Tale principio è stato disatteso dalla CTR, la quale non ha considerato che la questione di giurisdizione, già prospettata dal ricorrente nel ricorso introduttivo, era stata oggetto di ricorso in appello da parte dell’Agenzia.

Dovendosi pertanto escludere il giudicato interno sulla giurisdizione del giudice tributario, ha errato la CTR nel ritenere irrilevante la decisione della Corte costituzionale n.130/2008, dotata di efficacia retroattiva rispetto alle controversie non definite con sentenza passata in giudicato.
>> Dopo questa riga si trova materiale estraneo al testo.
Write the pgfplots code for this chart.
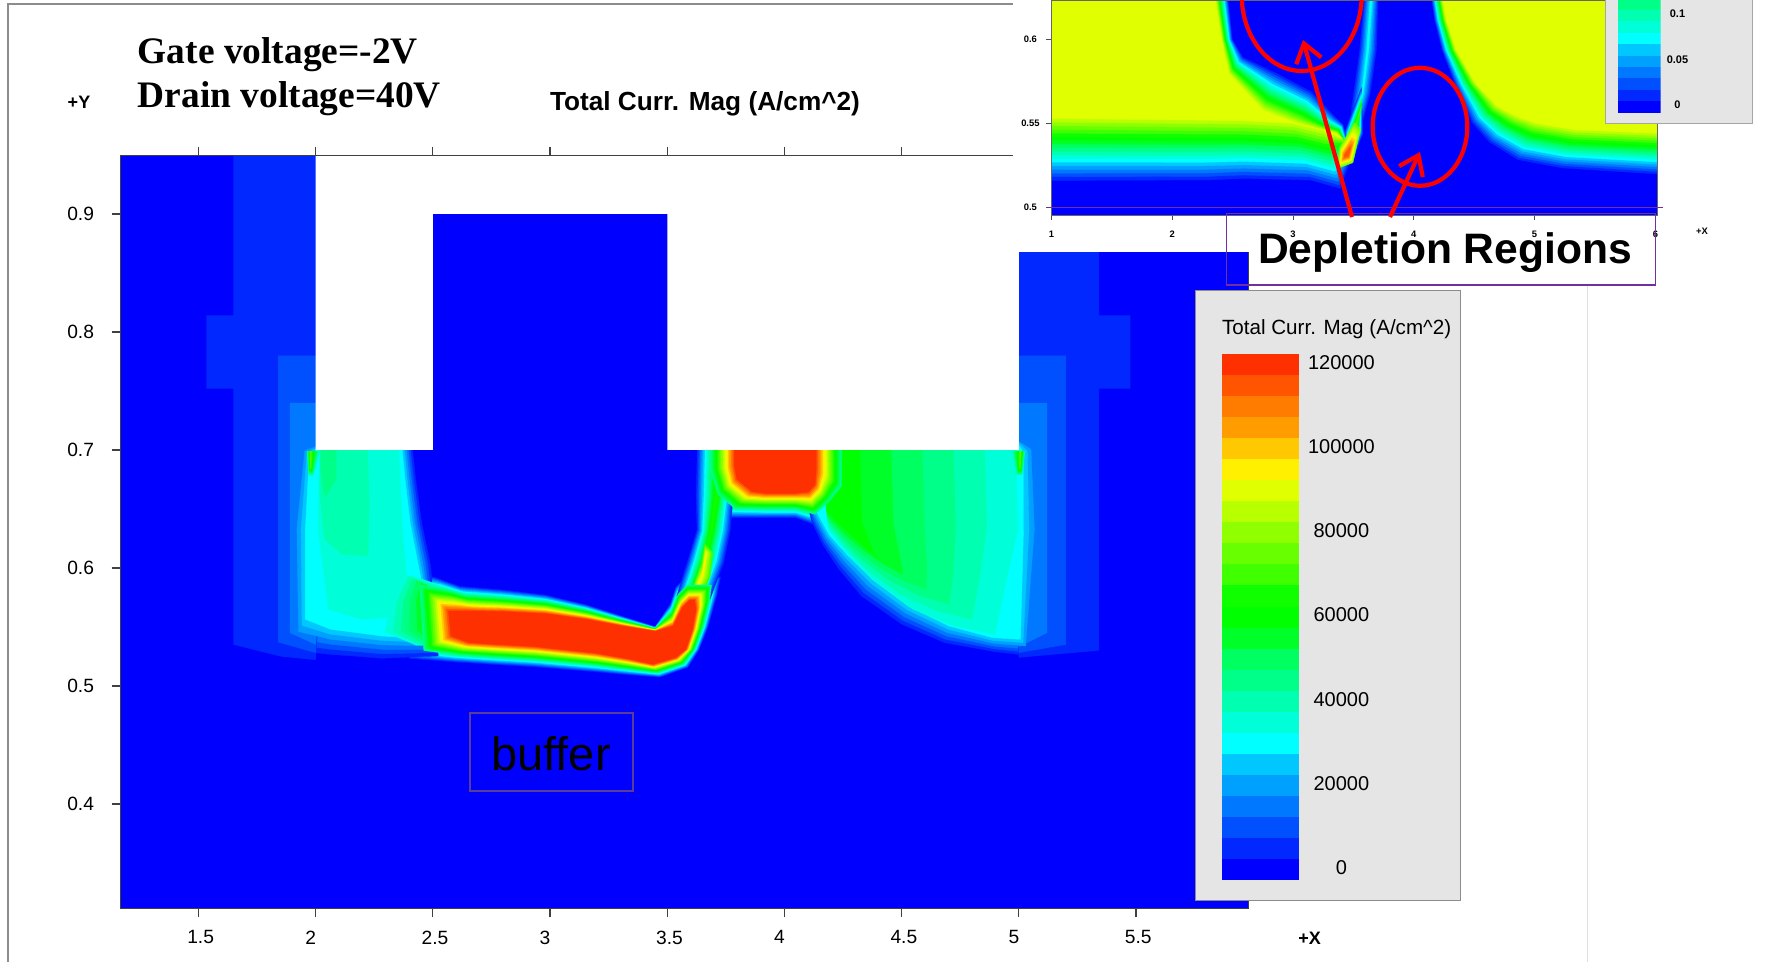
\documentclass[border=0pt]{standalone}
\usepackage{pgfplots}
\pgfplotsset{compat=1.18}
\usepackage{pgfplotstable}
\usepackage{fontspec}
\setmainfont{Liberation Sans}
\newfontfamily\timesb[BoldFont={Liberation Serif Bold}]{Liberation Serif}
\usetikzlibrary{arrows.meta}
% the 25 bands of the colour legend
\definecolor{c0}{HTML}{0000FF}\definecolor{c1}{HTML}{0028FF}\definecolor{c2}{HTML}{0050FF}
\definecolor{c3}{HTML}{0078FF}\definecolor{c4}{HTML}{00A0FF}\definecolor{c5}{HTML}{00C8FF}
\definecolor{c6}{HTML}{00FFFF}\definecolor{c7}{HTML}{00FFD8}\definecolor{c8}{HTML}{00FFB0}
\definecolor{c9}{HTML}{00FF88}\definecolor{c10}{HTML}{00FF60}\definecolor{c11}{HTML}{00FF28}
\definecolor{c12}{HTML}{00FF00}\definecolor{c13}{HTML}{10FF00}\definecolor{c14}{HTML}{40FF00}
\definecolor{c15}{HTML}{68FF00}\definecolor{c16}{HTML}{90FF00}\definecolor{c17}{HTML}{B8FF00}
\definecolor{c18}{HTML}{E0FF00}\definecolor{c19}{HTML}{FFF000}\definecolor{c20}{HTML}{FFC800}
\definecolor{c21}{HTML}{FF9C00}\definecolor{c22}{HTML}{FF7C00}\definecolor{c23}{HTML}{FF5500}
\definecolor{c24}{HTML}{FF3000}
\definecolor{purp}{HTML}{7030A0}
\definecolor{boxpurp}{HTML}{5A3C9C}
\pgfplotstableset{header=false}
% contour pairs: outer contour (col 1,2), inner contour (col 3,4)
\pgfplotstableread{
240 420 330 545
300 440 360 545
350 468 380 545
440 480 440 547
520 495 520 553
600 525 600 570
670 560 670 590
735 592 735 606
765 520 770 590
775 470 788 535
795 440 803 512
865 440 812 512
858 490 815 540
840 590 808 600
822 660 795 660
800 715 775 685
745 745 730 705
680 738 680 688
620 730 620 672
500 715 500 652
420 708 420 645
340 700 370 640
250 690 335 620
}\chan
\pgfplotstableread{
270 440 300 490
310 460 320 500
310 650 320 635
260 650 300 635
190 610 285 600
205 520 280 510
235 430 285 465
}\chanl
\pgfplotstableread{
815 20 890 20
815 130 890 110
835 220 895 150
870 268 925 187
950 268 950 192
1010 268 1010 192
1055 295 1035 188
1090 250 1048 165
1130 200 1050 120
1130 20 1050 20
}\drain
\pgfplotstableread{
815 20 855 20
812 200 852 200
815 300 842 310
795 400 830 390
775 500 805 500
845 510 810 500
872 400 834 390
885 300 846 310
890 200 858 200
890 20 860 20
}\ridge
\pgfplotstableread{
824 400 830 430
800 510 806 500
825 520 810 500
846 440 826 440
850 370 834 370
832 340 834 370
}\ridgey
\pgfplotstableread{
30 50 58 72
70 30 72 62
262 40 238 40
270 150 245 150
282 280 255 280
300 410 270 400
312 690 300 630
200 700 200 620
100 690 100 600
10 680 50 570
0 300 50 300
}\leftblock
\pgfplotstableread{
78 40 85 40
232 40 110 40
240 300 110 150
255 560 90 200
160 570 85 180
95 540 80 120
75 300 80 60
}\leftin
\pgfplotstableread{
1020 30 1020 30
1020 150 1030 150
1040 285 1050 245
1060 350 1075 315
1090 425 1110 375
1135 510 1160 450
1215 595 1230 530
1300 650 1310 590
1400 675 1395 625
1480 690 1450 630
1520 300 1456 300
1500 40 1456 70
1440 30 1440 30
}\rightblock
\pgfplotstableread{
1065 30 1065 30
1440 30 1135 30
1445 300 1140 280
1420 470 1165 380
1400 615 1175 390
1320 590 1150 360
1240 540 1120 320
1160 450 1095 285
1110 370 1080 260
1075 300 1070 245
}\rightin
\pgfplotstableread{
52 66 60 66
56 140 60 115
66 140 60 115
80 66 60 66
}\cornerl
\pgfplotstableread{
1432 66 1450 66
1442 140 1449 115
1454 140 1449 115
1460 66 1450 66
}\cornerr
% inset contour pairs
\pgfplotstableread{
90 -20 90 -20
468 -20 440 -20
478 120 455 120
500 170 470 220
570 215 540 330
640 270 610 370
690 350 650 385
704 372 690 400
722 470 702 415
700 575 660 390
640 550 600 370
500 545 500 362
430 550 400 360
90 552 90 355
}\inleft
\pgfplotstableread{
882 -20 905 -20
890 60 915 60
905 150 935 150
930 250 975 250
965 370 1020 320
1000 430 1060 350
1060 485 1100 370
1150 510 1180 390
1360 530 1360 400
1360 -20 1360 -20
}\inright
\pgfplotstableread{
745 -20 760 -20
735 150 752 150
722 280 742 280
715 370 730 370
745 370 730 370
762 280 745 280
775 150 756 150
778 -20 764 -20
}\inrA
\pgfplotstableread{
741 260 741 320
705 400 725 390
695 470 712 470
722 490 712 470
745 400 730 390
}\inrB
\pgfplotstableread{
728 360 718 440
695 440 706 465
690 510 706 472
725 490 714 470
742 380 720 440
}\inrC
% #1 table, levels #2..#3 drawn, the outer contour being level #4 and the inner one level #5
\newcommand\mm[5]{\pgfplotsinvokeforeach{#2,...,#3}{%
 \addplot[draw=c##1,line width=0.2pt,fill=c##1] table[
  x expr={2+(\thisrowno{0}+(\thisrowno{2}-\thisrowno{0})*(##1-#4)/(#5-#4)-70)/459},
  y expr={0.7-(\thisrowno{1}+(\thisrowno{3}-\thisrowno{1})*(##1-#4)/(#5-#4)-62)/3540}]{#1} --cycle;}}
\newcommand\mi[5]{\pgfplotsinvokeforeach{#2,...,#3}{%
 \addplot[draw=c##1,line width=0.2pt,fill=c##1] table[
  x expr={1+(\thisrowno{0}+(\thisrowno{2}-\thisrowno{0})*(##1-#4)/(#5-#4)-106)/247.5},
  y expr={0.6-(\thisrowno{1}+(\thisrowno{3}-\thisrowno{1})*(##1-#4)/(#5-#4)-118)/5040}]{#1} --cycle;}}
\begin{document}
\begin{tikzpicture}
\path[use as bounding box] (0,0) rectangle (883.5pt,481pt);
\clip (0,0) rectangle (883.5pt,481pt);
\fill[white] (0,0) rectangle (883.5pt,481pt);
\begin{scope}[x=0.5pt,y=-0.5pt,shift={(0pt,481pt)}]
\draw[black!45,line width=1pt] (8,962) -- (8,4) -- (1013,4);
\draw[black!12,line width=0.5pt] (1587,285) -- (1587,962);
\end{scope}
% ---- main map
\begin{axis}[at={(60.3pt,26.8pt)},anchor=south west,scale only axis,width=564pt,height=376.4pt,
 xmin=1.168,xmax=5.98,ymin=0.3115,ymax=0.9495,axis on top,
 axis line style={draw=black!75,line width=0.7pt},
 tick style={draw=black!75,line width=0.6pt},major tick length=4.5pt,tick align=outside,
 xtick={1.5,2,2.5,3,3.5,4,4.5,5,5.5},xtick pos=both,xticklabel pos=lower,
 xticklabels={\kern2.2pt 1.5,2\kern5pt,\kern2.2pt 2.5,3\kern5pt,\kern2.2pt 3.5,4\kern5pt,\kern2.2pt 4.5,5\kern5pt,\kern2.2pt 5.5},
 ytick={0.4,0.5,0.6,0.7,0.8,0.9},ytick pos=left,
 yticklabels={0.4,0.5,0.6,0.7,0.8,0.9},
 tick label style={font=\fontsize{9.6}{10}\selectfont},
 xticklabel style={anchor=center,yshift=-10pt},
 yticklabel style={anchor=center,xshift=-15.5pt}]
\addplot[fill=c0,draw=none] coordinates {(1.1,0.3)(6,0.3)(6,1)(1.1,1)} --cycle;
% low levels of the hot regions
\mm{\chan}{1}{8}{0}{24}
\mm{\drain}{1}{8}{0}{24}
\mm{\leftblock}{1}{3}{0}{6}
\mm{\rightblock}{1}{3}{0}{6}
% outer shades
\addplot[fill=c1,draw=none] coordinates {(1.649,0.96)(1.649,0.814)(1.534,0.814)(1.534,0.752)(1.649,0.752)(1.649,0.535)(1.85,0.525)(2,0.522)(2.03,0.6)(2.03,0.96)} --cycle;
\addplot[fill=c1,draw=none] coordinates {(4.97,0.96)(5.341,0.96)(5.341,0.814)(5.476,0.814)(5.476,0.752)(5.341,0.752)(5.341,0.53)(5,0.524)(4.97,0.6)} --cycle;
\addplot[fill=c2,draw=none] coordinates {(1.84,0.78)(2.03,0.78)(2.03,0.6)(2,0.528)(1.84,0.537)} --cycle;
\addplot[fill=c2,draw=none] coordinates {(4.97,0.78)(5.2,0.78)(5.2,0.535)(5,0.528)(4.97,0.6)} --cycle;
\addplot[fill=c3,draw=none] coordinates {(1.89,0.74)(2.03,0.74)(2.03,0.6)(2,0.535)(1.89,0.545)} --cycle;
\addplot[fill=c3,draw=none] coordinates {(4.97,0.74)(5.12,0.74)(5.12,0.545)(5,0.533)(4.97,0.6)} --cycle;
% side blocks
\mm{\leftblock}{4}{6}{0}{6}
\mm{\rightblock}{4}{6}{0}{6}
\mm{\leftin}{7}{9}{7}{9}
\mm{\chanl}{7}{12}{6}{12}
\mm{\rightin}{7}{12}{7}{12}
\mm{\cornerl}{8}{15}{7}{15}
\mm{\cornerr}{8}{15}{7}{15}
% ridge and hot regions
\mm{\ridge}{1}{13}{0}{13}
\mm{\drain}{9}{24}{0}{24}
\mm{\ridgey}{14}{19}{13}{19}
\mm{\chan}{9}{24}{0}{24}
% regions of the map that are absent
\addplot[fill=white,draw=none] coordinates {(2,0.7)(2.5,0.7)(2.5,0.9)(3.5,0.9)(3.5,0.7)(5,0.7)(5,1)(2,1)} --cycle;
\end{axis}
\begin{scope}[x=0.5pt,y=-0.5pt,shift={(0pt,481pt)}]
\fill[white] (1013,-2) rectangle (1769,252);
\node[anchor=base west,inner sep=0pt,font=\timesb\bfseries\fontsize{18.7}{20}\selectfont] at (137.5,63.5) {Gate voltage=-2V};
\node[anchor=base west,inner sep=0pt,font=\timesb\bfseries\fontsize{18.7}{20}\selectfont] at (137.5,107.5) {Drain voltage=40V};
\node[font=\bfseries\fontsize{13.1}{14}\selectfont] at (705,103.5) {Total Curr. Mag (A/cm\^{}2)};
\node[font=\bfseries\fontsize{9}{10}\selectfont] at (79,102.5) {+Y};
\node[font=\bfseries\fontsize{9}{10}\selectfont] at (1309.6,938.8) {+X};
\draw[draw=boxpurp,line width=1.3pt] (470,713) rectangle (633,791);
\node[font=\fontsize{23.5}{26}\selectfont] at (551,754) {buffer};
\end{scope}
% ---- inset map
\begin{axis}[at={(525.7pt,373.5pt)},anchor=south west,scale only axis,width=303.2pt,height=107.5pt,
 xmin=1,xmax=6.02,ymin=0.4955,ymax=0.6234,axis on top,
 axis line style={draw=black!60,line width=0.4pt},
 tick style={draw=black!70,line width=0.4pt},major tick length=2.5pt,tick align=outside,
 xtick={1,2,3,4,5,6},xticklabels={1,2,3,4,5,6},xtick pos=lower,
 ytick={0.5,0.55,0.6},yticklabels={0.5,0.55,0.6},ytick pos=left,
 tick label style={font=\bfseries\fontsize{4.7}{5}\selectfont},
 xticklabel style={yshift=-2pt},yticklabel style={anchor=center,xshift=-8pt}]
\addplot[fill=c0,draw=none] coordinates {(0.9,0.4)(6.1,0.4)(6.1,0.7)(0.9,0.7)} --cycle;
\mi{\inrA}{1}{6}{0}{6}
\mi{\inrB}{1}{8}{0}{14}
\mi{\inleft}{1}{18}{0}{18}
\mi{\inright}{1}{18}{0}{18}
\mi{\inrB}{9}{14}{0}{14}
\mi{\inrC}{15}{23}{14}{23}
\end{axis}
\begin{scope}[x=0.5pt,y=-0.5pt,shift={(0pt,481pt)}]
\draw[purp,line width=0.7pt] (1048,207.3) -- (1663,207.3);
\draw[purp,line width=0.8pt] (1226.5,213.7) rectangle (1655.6,285);
\node[font=\bfseries\fontsize{21.3}{24}\selectfont] at (1445,253) {Depletion Regions};
\fill[black!10] (1605.7,-2) rectangle (1752,124);
\draw[black!35,line width=0.5pt] (1605.7,-2) rectangle (1752,124);
\fill[black!10,draw=black!45,line width=0.5pt] (1195.7,291) rectangle (1460.6,900.5);
\node[anchor=base west,inner sep=0pt,font=\fontsize{10.3}{12}\selectfont] at (1221.7,335) {Total Curr. Mag (A/cm\^{}2)};
\draw[red,line width=2.1pt] (1301.7,-5) ellipse [x radius=60,y radius=76];
\draw[red,line width=2.1pt] (1420,126.8) ellipse [x radius=47.3,y radius=59];
\draw[red,line width=2.1pt,-{Straight Barb[length=9pt,width=13pt]}] (1352,217) -- (1303,40);
\draw[red,line width=2.1pt,-{Straight Barb[length=9pt,width=13pt]}] (1390,217) -- (1420,152);
\end{scope}
% ---- colour legends
\begin{axis}[at={(610.85pt,40.9pt)},anchor=south west,scale only axis,width=38.85pt,height=263.15pt,
 xmin=0,xmax=1,ymin=0,ymax=25,axis line style={draw=none},xtick=\empty,
 ytick={0.6,4.6,8.6,12.6,16.6,20.6,24.6},yticklabels={0,20000,40000,60000,80000,100000,120000},
 ytick pos=right,yticklabel pos=right,major tick length=0pt,
 tick label style={font=\fontsize{10}{12}\selectfont},
 yticklabel style={anchor=center,xshift=21pt}]
\pgfplotsinvokeforeach{0,...,24}{\addplot[fill=c#1,draw=none] coordinates {(0,#1)(1,#1)(1,#1+1)(0,#1+1)} --cycle;}
\end{axis}
\begin{axis}[at={(809pt,424.65pt)},anchor=south west,scale only axis,width=21.25pt,height=57pt,
 xmin=0,xmax=1,ymin=0,ymax=10,axis line style={draw=none},xtick=\empty,
 ytick={0.68,4.68,8.72},yticklabels={0,0.05,0.1},
 ytick pos=right,yticklabel pos=right,major tick length=0pt,
 tick label style={font=\bfseries\fontsize{5.5}{6}\selectfont},
 yticklabel style={anchor=center,xshift=8.5pt}]
\pgfplotsinvokeforeach{0,...,9}{\addplot[fill=c#1,draw=none] coordinates {(0,#1)(1,#1)(1,#1+1)(0,#1+1)} --cycle;}
\end{axis}
\begin{scope}[x=0.5pt,y=-0.5pt,shift={(0pt,481pt)}]
\node[font=\bfseries\fontsize{4.7}{5}\selectfont] at (1702,231) {+X};
\end{scope}
\end{tikzpicture}
\end{document}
La sentenza impugnata, in accoglimento del primo motivo, assorbito il secondo, va pertanto cassata dichiarando il difetto di giurisdizione del giudice tributario e disponendo la riassunzione del giudizio innanzi all’autorità giudiziaria ordinaria competente nei termini di legge.

Ricorrono giusti motivi per compensare le spese dell’intero giudizio.

PQM

La Corte, visti gli artt. 375 e 380 bis c.p.c..

Accoglie il primo motivo di ricorso, assorbito il secondo.

Cassa la sentenza impugnata. Dichiara il difetto di giurisdizione del giudice tributario e dispone la riassunzione del giudizio innanzi all’autorità giudiziaria ordinaria competente nei termini di legge.

Compensa le spese dell’intero giudizio.

Così deciso in Roma, nella Camera di consiglio della sesta sezione civile, il 11 maggio 2016.